▸ **SET TASK**
Do not include the pictures; repeat the rest of the data exactly.
-------- SOURCE MATERIAL
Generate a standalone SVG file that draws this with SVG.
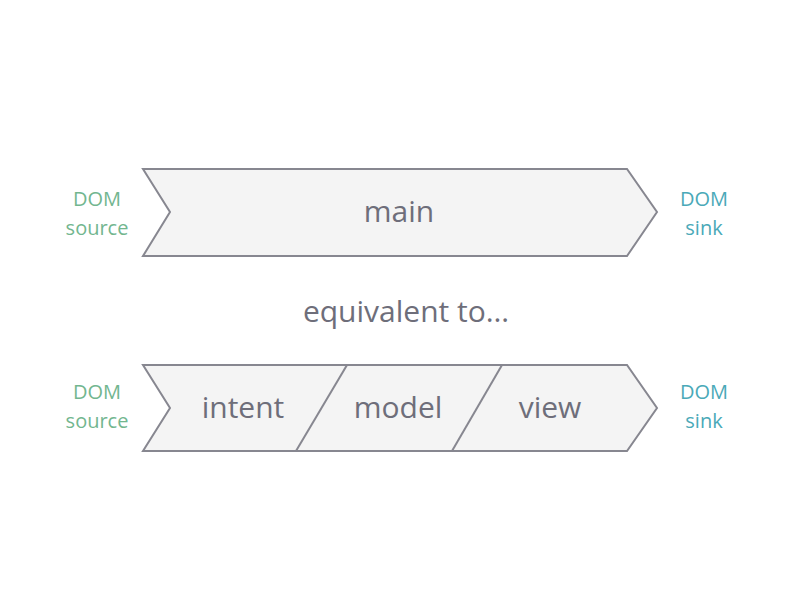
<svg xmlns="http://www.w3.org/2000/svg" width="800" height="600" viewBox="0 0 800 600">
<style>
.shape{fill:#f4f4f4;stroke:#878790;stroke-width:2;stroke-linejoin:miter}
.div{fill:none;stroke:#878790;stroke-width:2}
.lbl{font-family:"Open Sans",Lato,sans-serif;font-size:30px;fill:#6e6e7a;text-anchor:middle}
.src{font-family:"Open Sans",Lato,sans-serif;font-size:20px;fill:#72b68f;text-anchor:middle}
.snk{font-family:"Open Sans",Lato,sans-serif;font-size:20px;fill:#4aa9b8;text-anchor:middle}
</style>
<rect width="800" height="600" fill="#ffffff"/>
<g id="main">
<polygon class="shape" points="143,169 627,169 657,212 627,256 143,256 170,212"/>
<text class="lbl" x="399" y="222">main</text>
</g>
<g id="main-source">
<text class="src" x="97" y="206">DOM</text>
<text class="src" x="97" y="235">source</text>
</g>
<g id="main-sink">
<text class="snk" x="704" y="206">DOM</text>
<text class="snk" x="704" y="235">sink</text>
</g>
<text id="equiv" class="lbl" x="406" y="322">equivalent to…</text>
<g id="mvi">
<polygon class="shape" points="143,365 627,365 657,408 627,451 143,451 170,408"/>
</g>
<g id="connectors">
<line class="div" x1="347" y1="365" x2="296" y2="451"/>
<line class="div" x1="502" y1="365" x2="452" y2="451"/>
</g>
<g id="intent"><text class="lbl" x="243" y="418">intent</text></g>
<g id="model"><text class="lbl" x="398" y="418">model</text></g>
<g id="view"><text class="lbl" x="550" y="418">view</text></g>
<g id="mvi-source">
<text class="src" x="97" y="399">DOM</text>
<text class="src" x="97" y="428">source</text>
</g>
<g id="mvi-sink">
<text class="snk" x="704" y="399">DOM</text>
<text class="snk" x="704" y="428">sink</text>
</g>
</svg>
----------------
▸ **RESULT OF THE TASK**
Generate a standalone SVG file that draws this with SVG.
<svg xmlns="http://www.w3.org/2000/svg" width="800" height="600" viewBox="0 0 800 600">
<style>
.shape{fill:#f4f4f4;stroke:#878790;stroke-width:2;stroke-linejoin:miter}
.div{fill:none;stroke:#878790;stroke-width:2}
.lbl{font-family:"Open Sans",Lato,sans-serif;font-size:30px;fill:#6e6e7a;text-anchor:middle}
.src{font-family:"Open Sans",Lato,sans-serif;font-size:20px;fill:#72b68f;text-anchor:middle}
.snk{font-family:"Open Sans",Lato,sans-serif;font-size:20px;fill:#4aa9b8;text-anchor:middle}
</style>
<rect width="800" height="600" fill="#ffffff"/>
<g id="main">
<polygon class="shape" points="143,169 627,169 657,212 627,256 143,256 170,212"/>
<text class="lbl" x="399" y="222">main</text>
</g>
<g id="main-source">
<text class="src" x="97" y="206">DOM</text>
<text class="src" x="97" y="235">source</text>
</g>
<g id="main-sink">
<text class="snk" x="704" y="206">DOM</text>
<text class="snk" x="704" y="235">sink</text>
</g>
<text id="equiv" class="lbl" x="406" y="322">equivalent to…</text>
<g id="mvi">
<polygon class="shape" points="143,365 627,365 657,408 627,451 143,451 170,408"/>
</g>
<g id="connectors">
<line class="div" x1="347" y1="365" x2="296" y2="451"/>
<line class="div" x1="502" y1="365" x2="452" y2="451"/>
</g>
<g id="intent"><text class="lbl" x="243" y="418">intent</text></g>
<g id="model"><text class="lbl" x="398" y="418">model</text></g>
<g id="view"><text class="lbl" x="550" y="418">view</text></g>
<g id="mvi-source">
<text class="src" x="97" y="399">DOM</text>
<text class="src" x="97" y="428">source</text>
</g>
<g id="mvi-sink">
<text class="snk" x="704" y="399">DOM</text>
<text class="snk" x="704" y="428">sink</text>
</g>
</svg>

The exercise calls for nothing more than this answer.